Look at the things God has done for those to whom Paul speaks. In v.26 Paul points us back to ourselves. Which is alright because he’s talking to believers, people who trust in God, people who are perfectly poised to look at things as they really are. He says, “Think of what you were when you were called.” Well, look at yourselves with Corinth. Not when you were influential, not because you were powerful, not because you were wealthy, not because you were something, but exactly when we were nothing God called you. As Paul will argue to the Roman congregation, this is how God shows his peculiar love: “While we were still sinners, Christ died for us.” Or in Ephesians – in Christ Jesus he chose his own from before the beginning of the world. We don’t need to prove ourselves to him or to create the win for him – he gathered us up for himself before we could do anything to ruin it or to make it – he’s done it. And, when he called us, it was exactly for what Paul talked about in vv.22-24. Some wants signs, the world likes wisdom, but “to those who are called [they want and Paul proclaims] Christ the power of God and the wisdom of God.” God called you by his Spirit’s power to faith. You and I were dead but God woke us to life, called us into trust in the work of his Son…

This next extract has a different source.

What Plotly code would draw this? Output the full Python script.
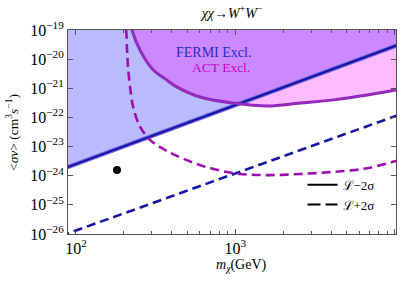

You could say, as Paul did, “It is because of him that you are in Christ Jesus…” That’s sort of like when we were in Chicago a week and a half ago for the WELS Leadership Conference. It was right downtown. The second night, your CTL team went out to dinner together. We Ubered to the restaurant and after dinner we decided to walk back to the hotel. But it’s hard to tell where you are when you’re in the bottom of a canyon made of buildings. So we opened the map. And we could see – there we were – we had all we needed to know: only five blocks away – a right here, a left there, skip that dark alley, walk through that plaza and we’d be home…the way was clear. So it is here… God’s set you down by his great wisdom “in Christ Jesus.” No matter what’s going on, no matter how dark things look, that’s where you are. And it’s important to know because it throws out any need for you to go find a wisdom to live by or win by or get to heaven by. Christ is the wisdom of God for you. Paul expands it so you can understand it.

  • Wisdom – exactly what you need to know – that Jesus is our righteousness. He is right in God’s sight – perfect and not guilty. If, by our own wisdom, we have fallen into sins or wandered into danger, again and again God reminds that we are in Christ Jesus – by whose death our wrongs are paid and we are marked right in God’s sight too.
  • Wisdom – exactly what you need to know – that Jesus is our sanctification. With his life, Jesus supplies the holiness and perfection God demands. If, by our own wisdom, we are terrified that we cannot live according to God’s wisdom, again and again God reminds that we are in Christ Jesus. By faith in him, we are attached to a living power to live God’s way – sanctified – set apart from this world, foolish in many ways to it – but exactly what God loves.
  • Wisdom – exactly what you need to know – that Jesus is our redemption. He paid the price to buy us from slavery to sin and death. If, by our own wisdom, we fear that there is something more to do, some other piece to add, God reminds that we are in Christ Jesus and he has completely secured our salvation by shedding his blood. And by his glorious resurrection and mighty ascension, he will bring that redemption to us finally not just by faith but by glorious sight.

And that is a blessed place to be – here, with God’s people, who don’t identify by who they follow or what kind of music they like or what color the pew cushions are. We’re “in Christ Jesus”. As Jesus said, people who know the comfort of God’s love; people who will be filled by God’s good giving; people who have seen his mercy, who are sons and daughters of God, who own the kingdom of heaven. Because of such blessed wisdom we rejoice and we are glad – sometimes even in trouble and when there’s persecution or when we feel weak – because he has secured great reward for us – not because of what we have done or who we have been, but because of his Son. Because of who he is, we are who we are – people who boast in God’s blessed wisdom alone. Amen.